8th International Workshop on Culturally-Aware Tutoring Systems (CATS2026)
June 27th, 2026 - Seoul, South Korea
June 27th, 2026 - Seoul, South Korea
PRESENTATION
In her work in multicultural education, Margaret Pusch [19] defines culture as “a system of shared beliefs, values, norms, behaviors and artifacts that members of a group use to make sense of their world and relate to others.” Prior educational technology research has shown the importance of culturally-aware educational practices [8, 13] as well as in many learning-related domains such as cognition, motivation, and emotions [7, 11, 14, 15]. Hence, with the growing adoption of educational technologies, culture has become an increasingly important consideration for the AIED community. With the rapid advancement and development of AI, prior work has shown the potential for AI-mediated educational technologies to bridge educational and digital divides worldwide [4, 9, 18, 21]. Although most AI and educational technological systems have been primarily designed for the Developed World [2, 5, 16], an increasing number of these systems are designed with different contexts in mind [10, 13], and more and more intercultural evaluations are reported [1, 6, 17, 20].

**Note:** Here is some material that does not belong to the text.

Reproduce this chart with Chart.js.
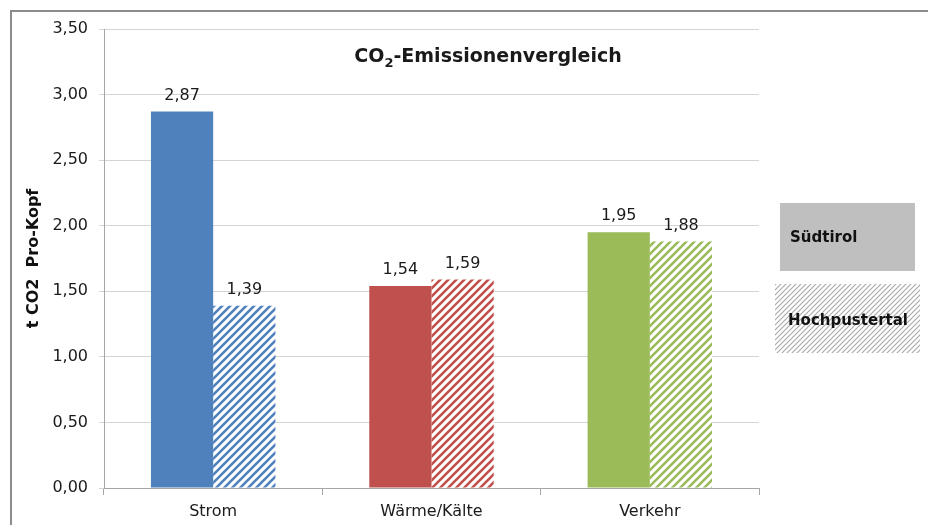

Moreover, this year’s AIED conference calls for AI to co-evolve with learners, enabling richer human-AI interaction and synergy. As prior work has mainly focused on general technology adoption for education, greater attention is needed to understand how learners can draw on their lived experiences, contexts, culture, and realities in their interactions with AI-mediated technologies. Additionally, as recent publications have focused on large-scale efforts using AI to reach students in under-resourced and marginalized contexts [9, 12], there is a need to better understand how insights from their culture and contexts can drive culturally responsive human-AI partnerships in learning.
Therefore, the 2026 edition of the CATS workshop aims to engage interested researchers in a conversation on how to take culture and context into account in the design and operations of learner-AI interactions and to address these questions:
What features of culture are important to consider in the design process of AIED systems?
Can educational technologies designed and developed in a specific cultural context transfer to other parts of the World and remain effective?
How can we embed culturally-adaptive mechanisms into intelligent educational technologies?